Resnick joined the Cornell faculty in 1987 after nine years at Colorado State University, six years at Stanford University, and two years at the Technion, in Haifa, Israel. He has also held visiting appointments at several institutions, including the University of Amsterdam and the Amsterdam Mathematics Center; the Australian National University and CSIRO, in Canberra, Australia; the Technion in Israel (as a Lady Davis Fellow); Sussex University, in Brighton, UK (as a Science and Engineering Research Council Fellow), Erasmus University, in Rotterdam, The Netherlands; and ETH Zurich. Resnick is a fellow of the Institute of Mathematical Statistics, and while at Colorado State was an Oliver Pennock Distinguished Service Award winner. He is a founding associate editor of Annals of Applied Probability, and a former associate editor of Journal of Applied Probability, Stochastic Models, Extremes and The Mathematical Scientist, Stochastic Processes and Their Applications. He served a three-year term on the Council of the Institute of Mathematical Statistics and served on their ad hoc committee on electronic publishing. He is a former editor for Birkhauser, Boston serving on the boards of the Progress in Probability and Progress in Probability and Its Applications series and also serves on the editorial board of the Springer series Operations Research and Financial Engineering. Resnick concluded a five year term as Director of Cornell's School of Operations Research and Information Engineering in July 2003. He was named Lee Teng-Hui Professor in Engineering in November 2008 and became e meritus in 2019. He has authored or coauthored approximately 195 papers and five books.

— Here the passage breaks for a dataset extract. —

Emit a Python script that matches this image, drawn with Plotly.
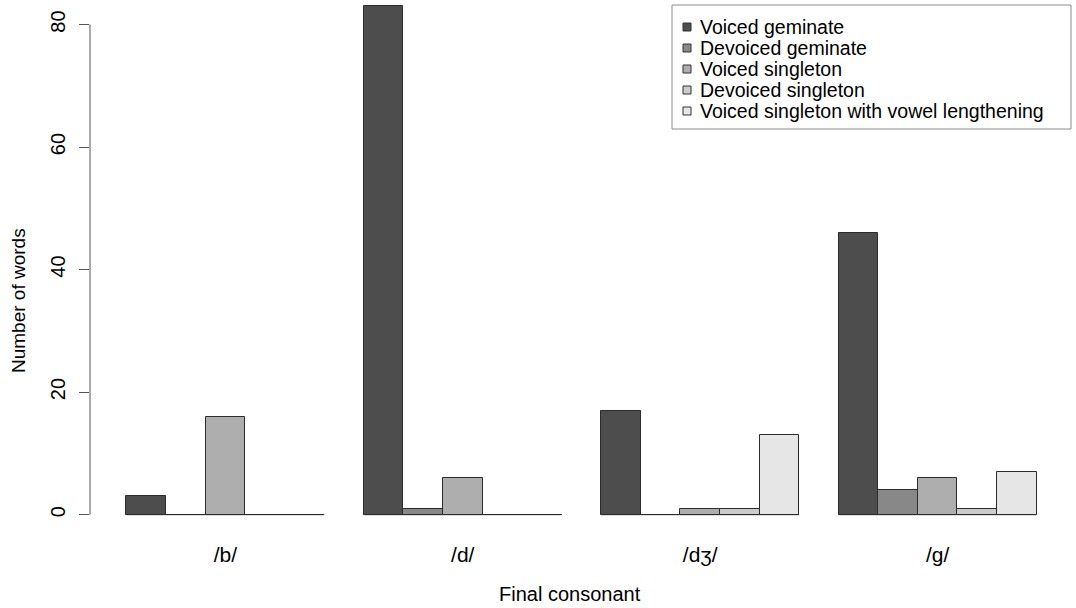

Talk: Distinguishing Forms of Asymptotic Dependence in Heavy Tailed Data
Abstract: Graphical and exploratory techniques for distinguishing forms of asymptotic dependence in heavy tailed data are often inconclusive. This is especially a problem when choosing appropriate preferential attachment models for network data since the asymptotic dependence is very different depending on whether reciprocity is present or not. We have formulated several test statistics to formalize the process of identifying the form of the dependence but these depend on unknown parameters. If unknown parameters are replaced by plug-in estimators, the tests fail. However, bootstrap techniques are successful as examples show.